Meantime, in the arcades the hardware was still a couple of steps ahead. They had two playfields and sprites, with independent palettes of 16 colours probably from a choice of 4096. Just being able to select different palettes at will gives you the meanies that can flash orange when damaged, white when hit. We didn't tend to see individual sprites fade in or out, so they didn't get semi transparency yet. They did also have X and Y flip bits on the character sets and sprites, which cuts down on the number of graphics frames. Little did we know they were about to implement scaling and rotation.

AGA Chipset

Things were just getting interesting with the Amiga A1200 and the AGA chipset. Suddenly we had 256 colours in one playfield, or 2 playfields of 16 colours, all from a palette of 10 million and we can do some really nice stuff. Then the consoles arrived and we all got squashed. 

PC

Step forward some years and someone had the bright idea of using their PC to display photographs. In that "Wouldn't it be nice if..." moment they realised that 4 bits of red, green or blue won't quite do it.
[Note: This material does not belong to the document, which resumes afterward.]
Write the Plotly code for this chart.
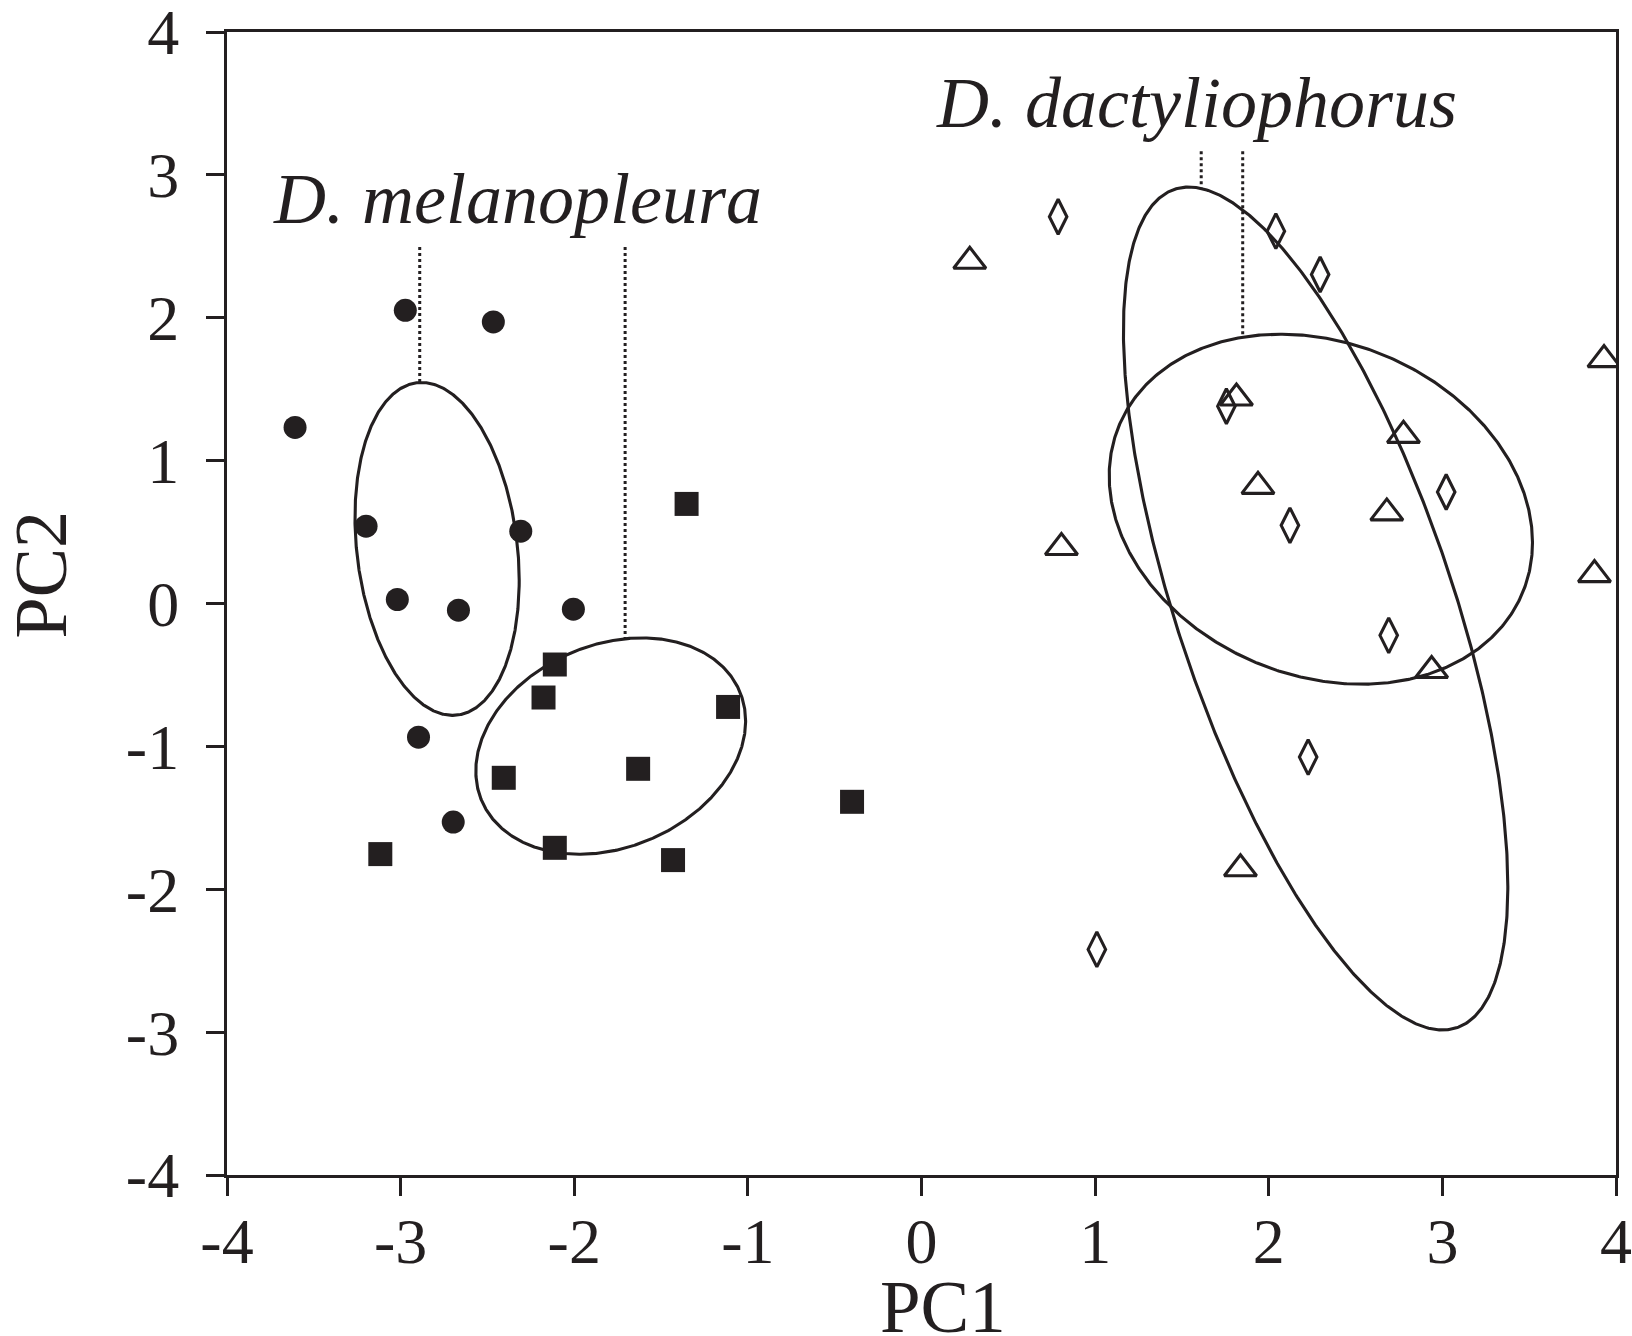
import numpy as np
import plotly.graph_objects as go

# ---------------- data ----------------
circle_pc1 = [-3.608, -2.973, -2.466, -3.199, -2.308, -3.019, -2.667, -2.005, -2.897, -2.697]
circle_pc2 = [1.232, 2.052, 1.971, 0.541, 0.506, 0.028, -0.047, -0.040, -0.936, -1.530]

square_pc1 = [-1.353, -2.112, -2.177, -1.114, -2.406, -1.632, -0.400, -3.117, -2.112, -1.431]
square_pc2 = [0.697, -0.427, -0.658, -0.724, -1.220, -1.157, -1.388, -1.754, -1.710, -1.796]

triangle_pc1 = [0.278, 0.806, 1.814, 1.938, 2.776, 2.680, 2.938, 3.931, 3.876, 1.837]
triangle_pc2 = [2.395, 0.392, 1.438, 0.820, 1.177, 0.634, -0.469, 1.707, 0.202, -1.856]

diamond_pc1 = [0.787, 2.041, 2.296, 1.756, 2.122, 3.022, 2.691, 2.227, 1.010]
diamond_pc2 = [2.707, 2.606, 2.303, 1.381, 0.547, 0.780, -0.223, -1.075, -2.421]

# ellipses: centre, half-width (x), half-height (y), y-offset of the right-most point (tilt)
ellipse_group = ["circles", "squares", "triangles", "diamonds"]
ellipse_cx = [-2.790, -1.790, 2.300, 2.270]
ellipse_cy = [0.382, -0.998, 0.660, -0.035]
ellipse_rx = [0.473, 0.777, 1.219, 1.107]
ellipse_ry = [1.165, 0.757, 1.225, 2.950]
ellipse_tilt = [-0.220, 0.175, -0.233, -1.946]

# dotted leader lines from species labels to ellipses
leader_x = [-2.890, -1.707, 1.611, 1.850]
leader_y_top = [2.495, 2.495, 3.166, 3.166]
leader_y_bottom = [1.547, -0.247, 2.910, 1.864]

species_labels = ["D. melanopleura", "D. dactyliophorus"]
species_label_x = [-3.748, 0.072]
species_label_y = [2.647, 3.324]

x_title = "PC1"
y_title = "PC2"

x_tick_vals = [-4, -3, -2, -1, 0, 1, 2, 3, 4]
x_tick_text = ["-4", "-3", "-2", "-1", "0", "1", "2", "3", "4"]
y_tick_vals = [-4, -3, -2, -1, 0, 1, 2, 3, 4]
y_tick_text = ["-4", "-3", "-2", "-1", "0", "1", "2", "3", "4"]

# ---------------- styling ----------------
INK = "#231f20"
FONT = "Liberation Serif"
LW = 3.1

fig = go.Figure()

t = np.linspace(0, 2 * np.pi, 721)
for name, cx, cy, rx, ry, k in zip(ellipse_group, ellipse_cx, ellipse_cy,
                                     ellipse_rx, ellipse_ry, ellipse_tilt):
    q = np.sqrt(ry ** 2 - k ** 2)
    fig.add_trace(go.Scatter(
        x=cx + rx * np.cos(t),
        y=cy + k * np.cos(t) + q * np.sin(t),
        mode="lines", name=name + " ellipse",
        line=dict(color=INK, width=LW),
        hoverinfo="skip", showlegend=False))

for lx, ly0, ly1 in zip(leader_x, leader_y_top, leader_y_bottom):
    fig.add_trace(go.Scatter(
        x=[lx, lx], y=[ly0, ly1], mode="lines",
        line=dict(color=INK, width=3, dash="3px,3px"),
        hoverinfo="skip", showlegend=False))

fig.add_trace(go.Scatter(
    x=circle_pc1, y=circle_pc2, mode="markers", name="circles",
    marker=dict(symbol="circle", size=23, color=INK, line=dict(width=0)),
    showlegend=False))
fig.add_trace(go.Scatter(
    x=square_pc1, y=square_pc2, mode="markers", name="squares",
    marker=dict(symbol="square", size=24, color=INK, line=dict(width=0)),
    showlegend=False))
fig.add_trace(go.Scatter(
    x=triangle_pc1, y=triangle_pc2, mode="markers", name="triangles",
    marker=dict(symbol="triangle-up-open", size=28, color=INK,
                line=dict(color=INK, width=LW)),
    showlegend=False))
fig.add_trace(go.Scatter(
    x=diamond_pc1, y=diamond_pc2, mode="markers", name="diamonds",
    marker=dict(symbol="diamond-tall-open", size=25, color=INK,
                line=dict(color=INK, width=LW)),
    showlegend=False))

for txt, ax_, ay_ in zip(species_labels, species_label_x, species_label_y):
    fig.add_annotation(
        x=ax_, y=ay_, xref="x", yref="y", text=txt, showarrow=False,
        xanchor="left", yanchor="bottom", yshift=-16,
        font=dict(family=FONT, size=72, color=INK, style="italic"))

# axis titles (placed as in the reference)
fig.add_annotation(
    x=0.5155, y=0, xref="paper", yref="paper", text=x_title, showarrow=False,
    xanchor="center", yanchor="top", yshift=-90,
    font=dict(family=FONT, size=73, color=INK))
fig.add_annotation(
    x=-0.1336, y=0.5258, xref="paper", yref="paper", text=y_title,
    showarrow=False, textangle=-90,
    xanchor="center", yanchor="middle",
    font=dict(family=FONT, size=74, color=INK))

axis_common = dict(
    range=[-4, 4], tickmode="array",
    showline=True, linecolor=INK, linewidth=LW, mirror=True,
    ticks="outside", ticklen=18, tickwidth=LW, tickcolor=INK,
    showgrid=False, zeroline=False, ticklabeloverflow="allow",
    tickfont=dict(family=FONT, size=64, color=INK),
)

fig.update_layout(
    width=1632, height=1336,
    margin=dict(l=227, r=16, t=32, b=161, autoexpand=False),
    paper_bgcolor="white", plot_bgcolor="white",
    xaxis=dict(axis_common, tickvals=x_tick_vals, ticktext=x_tick_text,
               ticklabelstandoff=-10),
    yaxis=dict(axis_common, tickvals=y_tick_vals, ticktext=y_tick_text,
               ticklabelstandoff=14),
)

fig.write_html("out.html")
I have seen some photos using the Amiga's hold-and-modify mode and whilst they're OK, it's not quite there. Before you know it, we have 8 bits of red, green and blue, no palette restrictions at all and the CPU can't possibly manage all this on its own. Actually we had a foray into 16-bit colours with 5 red, 5 green and 6 blue, or some such, but already we needed... hardware acceleration!

GPUs

Step forward some more years with progression in floating point co-processing and GPUs and the processing power has caught up with the pixels. My 970GTX card has about 1500 cuda cores, which I am given to believe means that it can process 1500 pixels at a time, and you can write Pixel Shaders that run your little programs per pixel to do lighting and other magical transformations. You could also use them to do your graphics in a palette of 256 and let it convert to 24-bit with lighting. They can also do 256 levels of transparency or additive lighting. I've even played a whole scrolling top-down race game coded in a Shader. Who does that?

HDTVs and Digital Cameras

Our HD colour TVs and Digital SLRs typically support these same 24-bit colours, which, as we recall from the beginning, is about all we can distinguish with the Human eye, we thought. Nevertheless the mighty electronics companies are now producing HDR Ultra HD TVs which use 30 bit colours. That's possibly because the 10 million colours we can distinguish are not necessarily placed linearly across the 8-bit colour-cube. Too late to just scale 8-bit data non-linearly into 10 with a lookup table in the TV, boys? Darker colours need a bit more definition, whereas the brighter colours just melt into each other. For now, our home computers will settle for 24 bits, and if it does go up; the humble programmer will be none the wiser, nor will the graphics artist. It doesn't strike me as practical to sit down and draw graphics with 10 million colours to choose from for every pixel. We have to render simpler designs with the computer and let it do the lighting. Imagine the same setup with coloured pencils: how big is your pencil case going to be with 10 million pencils in it? How long will it take you to find the one you want/like? 

The End

This switch from drawing to rendering sounded the death-knell for our beloved retro arcade games. Having chosen to render, and got the power to do so in real time, all of our games began trying to look photo-realistic rather than artistic. Suddenly painters have to become sculptors and programmers have to be mathematicians. That would appear to be why, despite the easier languages available in which to program (thanks Sheldon!), and the better tools for programming and debugging, writing games is slower and harder than ever.